Por eso, en contra de toda la tradición que sitúa la muerte en el ocaso, Baudelaire la traslada a la “terrible aurora”, al amanecer, cuando empieza el día.

No sé, pero quizá tenga algo que ver también con esa regla tácita que exige que las ejecuciones sean al amanecer, en particular los fusilamientos.

Leamos ahora un poema también célebre de Jaime Gil de Biedma:

NO VOLVERÉ A SER JOVEN

Que la vida iba en serio

uno lo empieza a comprender más tarde

–como todos los jóvenes, yo vine

a llevarme la vida por delante.

Dejar huella quería

y marcharme entre aplausos

–envejecer, morir, eran tan solo

las dimensiones del teatro.

Pero ha pasado el tiempo

y la verdad desagradable asoma:

envejecer, morir,

es el único argumento de la obra.

¿A que casi parece una variación, en el sentido musical, del soneto de Baudelaire? Hay compases que suenan igual, con las mismas notas, por ejemplo: “ha pasado el tiempo / y la verdad desagradable asoma” y “Enfin la vérité froide se révéla”.
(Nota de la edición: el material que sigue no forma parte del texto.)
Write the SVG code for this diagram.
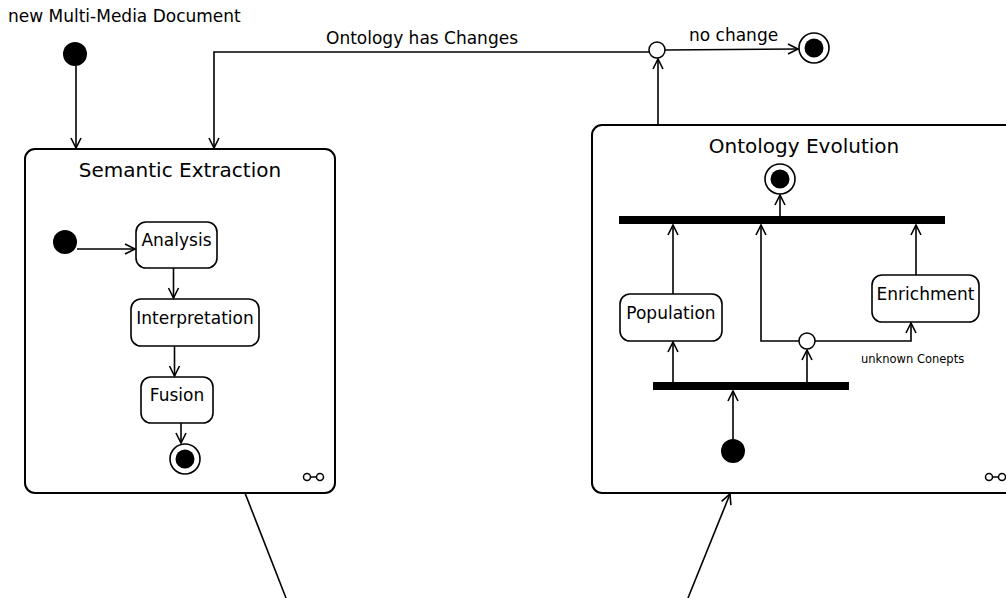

Pero sobre todo la concepción general es paralela: un teatro, una representación que no empieza o que, cuando acaba, resulta que no tenía sentido: la muerte, vacía, era el único argumento.

Borges recreó el mito platónico de la caverna para aplicarlo a la poesía. Según el argentino, todo poema malo es la sombra del buen poema que vio un día el autor e intentó trasladar a la página, sin conseguirlo del todo.

A mí me parece que la recreación (¿plagio? ¿copia? ¿falsificación?) de un mismo motivo, no solo es la esencia de la literatura, sino que es un esfuerzo por lograr ver aquel poema perfecto del que cada poeta nos ha dado una sombra en la pared de la página o de la caverna.

En este ejemplo, ¿no da la impresión de que Baudelaire y Gil de Biedma nos ofrecen sombras distintas del mismo poema que los dos vieron durante un instante feliz y fugaz?

Por eso seguimos leyendo: a ver si logramos ver el cuerpo que proyecta en tantos poetas sombras diferentes.